• TASK TO COMPLETE: Extract each line containing the string "with".

▼

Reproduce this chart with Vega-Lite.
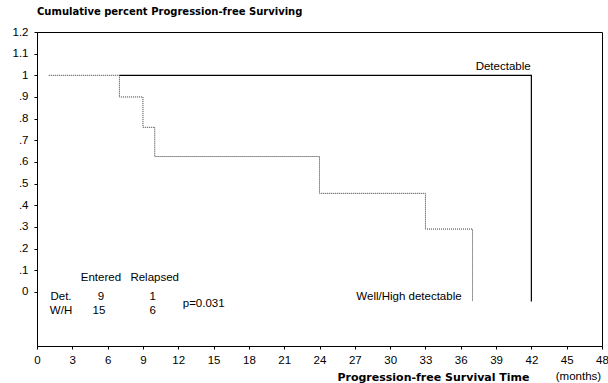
{
  "$schema": "https://vega.github.io/schema/vega-lite/v6.json",
  "width": 565,
  "height": 314,
  "autosize": {"type": "none"},
  "padding": {"left": 37, "top": 32, "right": 6, "bottom": 37},
  "background": "white",
  "title": {
    "text": "Cumulative percent Progression-free Surviving",
    "anchor": "start",
    "frame": "group",
    "font": "DejaVu Sans",
    "fontSize": 10,
    "fontWeight": "bold",
    "color": "black",
    "offset": 9
  },
  "config": {
    "view": {"stroke": "black"},
    "axis": {
      "domainColor": "black",
      "tickColor": "black",
      "labelColor": "black",
      "labelFont": "Liberation Sans",
      "labelFontSize": 11.5,
      "titleColor": "black",
      "titleFont": "DejaVu Sans",
      "titleFontSize": 11,
      "titleFontWeight": "bold",
      "gridOpacity": 0
    },
    "text": {"font": "Liberation Sans", "fontSize": 11.5, "color": "black"}
  },
  "datasets": {
    "curves": [
      {"group": "W/H", "month": 1, "surv": 1},
      {"group": "W/H", "month": 7, "surv": 0.9},
      {"group": "W/H", "month": 9, "surv": 0.76},
      {"group": "W/H", "month": 10, "surv": 0.625},
      {"group": "W/H", "month": 24, "surv": 0.455},
      {"group": "W/H", "month": 33, "surv": 0.29},
      {"group": "W/H", "month": 37, "surv": -0.045},
      {"group": "Det.", "month": 7, "surv": 1},
      {"group": "Det.", "month": 42, "surv": -0.045}
    ],
    "notes": [
      {"label": "Entered", "month": 5.43, "surv": 0.063},
      {"label": "Relapsed", "month": 10.0, "surv": 0.063},
      {"label": "Det.", "month": 2.04, "surv": -0.026},
      {"label": "9", "month": 5.43, "surv": -0.026},
      {"label": "1", "month": 9.84, "surv": -0.026},
      {"label": "W/H", "month": 2.04, "surv": -0.09},
      {"label": "15", "month": 5.26, "surv": -0.09},
      {"label": "6", "month": 9.84, "surv": -0.09},
      {"label": "p=0.031", "month": 14.16, "surv": -0.054},
      {"label": "Detectable", "month": 39.6, "surv": 1.04},
      {"label": "Well/High detectable", "month": 31.6, "surv": -0.025},
      {"label": "(months)", "month": 46.0, "surv": -0.394}
    ]
  },
  "layer": [
    {
      "data": {"name": "curves"},
      "transform": [{"filter": "datum.group == 'W/H'"}],
      "mark": {"type": "line", "interpolate": "step-after", "stroke": "#333333", "strokeWidth": 1, "strokeDash": [1, 1], "clip": false},
      "encoding": {
        "x": {
          "field": "month", "type": "quantitative",
          "scale": {"domain": [0, 48], "nice": false, "zero": false},
          "axis": {
            "orient": "bottom",
            "values": [0,3,6,9,12,15,18,21,24,27,30,33,36,39,42,45,48],
            "ticks": true,
            "tickSize": 3,
            "labelPadding": 5,
            "labelOverlap": false,
            "labelFlush": false,
            "title": "Progression-free Survival Time",
            "titleAnchor": null,
            "titleX": 396,
            "titleY": 31,
            "titleAlign": "center",
            "titleBaseline": "middle"
          }
        },
        "y": {
          "field": "surv", "type": "quantitative",
          "scale": {"domain": [-0.25, 1.2], "nice": false, "zero": false},
          "axis": {
            "orient": "left",
            "values": [0,0.1,0.2,0.3,0.4,0.5,0.6,0.7,0.8,0.9,1,1.1,1.2],
            "ticks": true,
            "tickSize": 3,
            "labelExpr": "datum.value < 0.001 ? '0' : (datum.value >= 0.999 ? format(datum.value, '.1~f') : slice(format(datum.value, '.1f'), 1))",
            "labelPadding": 6,
            "labelOverlap": false,
            "labelFlush": false,
            "title": null
          }
        }
      }
    },
    {
      "data": {"name": "curves"},
      "transform": [{"filter": "datum.group == 'Det.'"}],
      "mark": {"type": "line", "interpolate": "step-after", "stroke": "black", "strokeWidth": 1.2, "clip": false},
      "encoding": {
        "x": {"field": "month", "type": "quantitative", "axis": null},
        "y": {"field": "surv", "type": "quantitative", "axis": null}
      }
    },
    {
      "data": {"name": "notes"},
      "mark": {"type": "text", "align": "center", "baseline": "middle"},
      "encoding": {
        "x": {"field": "month", "type": "quantitative", "axis": null},
        "y": {"field": "surv", "type": "quantitative", "axis": null},
        "text": {"field": "label"}
      }
    }
  ],
  "resolve": {"axis": {"x": "independent", "y": "independent"}}
}
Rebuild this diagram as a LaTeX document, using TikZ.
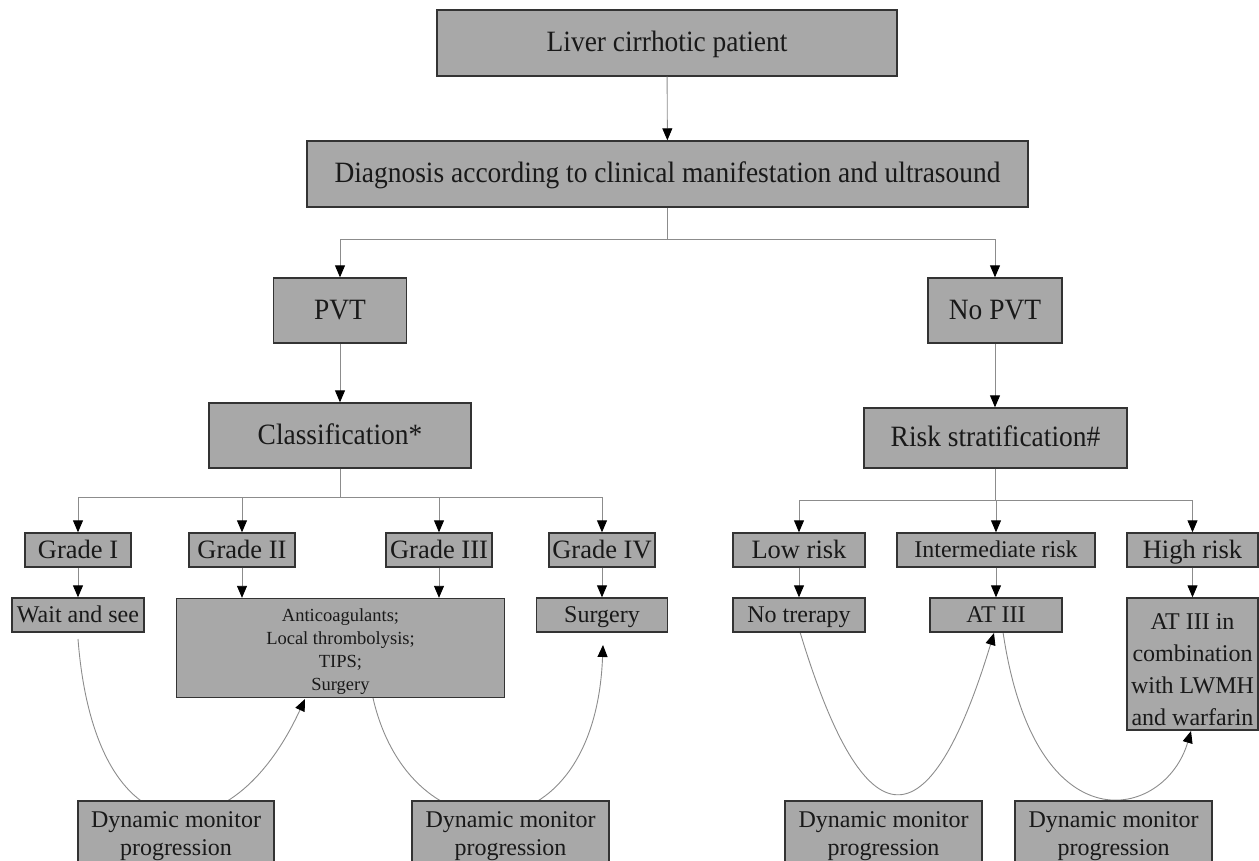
\documentclass[tikz,border=0pt]{standalone}
\usepackage{fontspec}
\setmainfont{Liberation Serif}
\newfontfamily\condfont[FakeStretch=0.93]{Liberation Serif}
\usetikzlibrary{arrows.meta}
\definecolor{boxgray}{HTML}{A8A8A8}
\definecolor{edgegray}{HTML}{333333}
\definecolor{linegray}{HTML}{8C8C8C}
\tikzset{
  box/.style={draw=edgegray, fill=boxgray, line width=1.4pt, inner sep=0pt, align=center, text=black!90},
  ftop/.style={font=\condfont\fontsize{29.5}{34}\selectfont, text height=24.4pt, text depth=6.5pt},
  fbig/.style={font=\fontsize{26.5}{32}\selectfont, text height=22pt, text depth=5.8pt},
  fmid/.style={font=\fontsize{24}{28}\selectfont},
  fmidone/.style={fmid, text height=20pt, text depth=5.3pt},
  fsmall/.style={font=\fontsize{18.5}{23}\selectfont},
  conn/.style={draw=linegray, line width=0.9pt},
  arrowed/.style={conn, -{Triangle[length=12pt,width=10pt,black]}},
}
\begin{document}
\begin{tikzpicture}[x=1pt,y=-1pt]
\useasboundingbox (0,0) rectangle (1259,860);
% curves first (boxes drawn over them)
\coordinate (c1s) at (78,639);
\coordinate (c2e) at (603,645);
\draw[arrowed] (c1s) .. controls (95,860) and (231,860) .. (305,699);
\draw[arrowed] (373,698) .. controls (410,860) and (595,860) .. (c2e);
\draw[arrowed] (800,632) .. controls (865,847) and (929,847) .. (994,633);
\draw[arrowed] (1003,632) .. controls (1035,850) and (1165,820) .. (1191,731);

% nodes
\node[box,ftop,minimum width=460,minimum height=66] (top) at (667,43) {Liver cirrhotic patient};
\node[box,ftop,minimum width=721,minimum height=66] (diag) at (667.5,174) {Diagnosis according to clinical manifestation and ultrasound};
\node[box,ftop,minimum width=133,minimum height=65] (pvt) at (340,310.5) {PVT};
\node[box,ftop,minimum width=134,minimum height=65] (nopvt) at (995,310.5) {No PVT};
\node[box,ftop,minimum width=262,minimum height=65] (class) at (340,435.5) {Classification*};
\node[box,ftop,minimum width=263,minimum height=60] (risk) at (995.5,438) {Risk stratification\#};

\node[box,fbig,minimum width=106,minimum height=34] (g1) at (78,550) {Grade I};
\node[box,fbig,minimum width=106,minimum height=34] (g2) at (242,550) {Grade II};
\node[box,fbig,minimum width=106,minimum height=34] (g3) at (439,550) {Grade III};
\node[box,fbig,minimum width=106,minimum height=34] (g4) at (602,550) {Grade IV};
\node[box,fbig,minimum width=132,minimum height=34] (low) at (799,550) {Low risk};
\node[box,fmidone,minimum width=198,minimum height=34] (inter) at (996,550) {Intermediate risk};
\node[box,fbig,minimum width=131,minimum height=34] (high) at (1192.5,550) {High risk};

\node[box,fmidone,minimum width=132,minimum height=34] (wait) at (78,615) {Wait and see};
\node[box,fsmall,minimum width=328,minimum height=99] (big) at (340.5,648) {\rule{0pt}{19pt}Anticoagulants;\\Local thrombolysis;\\TIPS;\\Surgery};
\node[box,fmidone,minimum width=131,minimum height=34] (surg) at (602,615) {Surgery};
\node[box,fmidone,minimum width=132,minimum height=34] (notr) at (799,615) {No trerapy};
\node[box,fmidone,minimum width=132,minimum height=34] (at3) at (996,615) {AT III};
\node[box,font=\fontsize{24}{32}\selectfont,minimum width=131,minimum height=132] (comb) at (1192.5,664) {\rule{0pt}{28pt}AT III in\\combination\\with LWMH\\and warfarin};

\node[box,font=\fontsize{24}{27.5}\selectfont,minimum width=196,minimum height=70] (m1) at (176,836) {Dynamic monitor\\progression};
\node[box,font=\fontsize{24}{27.5}\selectfont,minimum width=197,minimum height=70] (m2) at (510.5,836) {Dynamic monitor\\progression};
\node[box,font=\fontsize{24}{27.5}\selectfont,minimum width=197,minimum height=70] (m3) at (883.5,836) {Dynamic monitor\\progression};
\node[box,font=\fontsize{24}{27.5}\selectfont,minimum width=197,minimum height=70] (m4) at (1113.5,836) {Dynamic monitor\\progression};

% connectors
\draw[arrowed] (top) -- (diag);
\coordinate (j1) at (667.5,239);
\draw[conn] (diag) -- (j1);
\draw[arrowed] (j1) -| (pvt);
\draw[arrowed] (j1) -| (nopvt);
\draw[arrowed] (pvt) -- (class);
\draw[arrowed] (nopvt) -- (nopvt |- risk.north);

\coordinate (j2) at (340,497);
\draw[conn] (class) -- (j2);
\draw[arrowed] (j2) -| (g1);
\draw[arrowed] (j2) -| (g2);
\draw[arrowed] (j2) -| (g3);
\draw[arrowed] (j2) -| (g4);

\coordinate (j3) at (995.5,500);
\draw[conn] (risk) -- (j3);
\draw[arrowed] (j3) -| (low);
\draw[arrowed] (j3) -| (inter);
\draw[arrowed] (j3) -| (high);

\draw[arrowed] (g1) -- (wait);
\draw[arrowed] (g2.south) -- (g2.south |- big.north);
\draw[arrowed] (g3.south) -- (g3.south |- big.north);
\draw[arrowed] (g4) -- (surg);
\draw[arrowed] (low) -- (notr);
\draw[arrowed] (inter) -- (at3);
\draw[arrowed] (high) -- (comb);
\end{tikzpicture}
\end{document}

▲

• CORRECT RESULT:
Reproduce this chart with Vega-Lite.
\node[box,font=\fontsize{24}{32}\selectfont,minimum width=131,minimum height=132] (comb) at (1192.5,664) {\rule{0pt}{28pt}AT III in\\combination\\with LWMH\\and warfarin};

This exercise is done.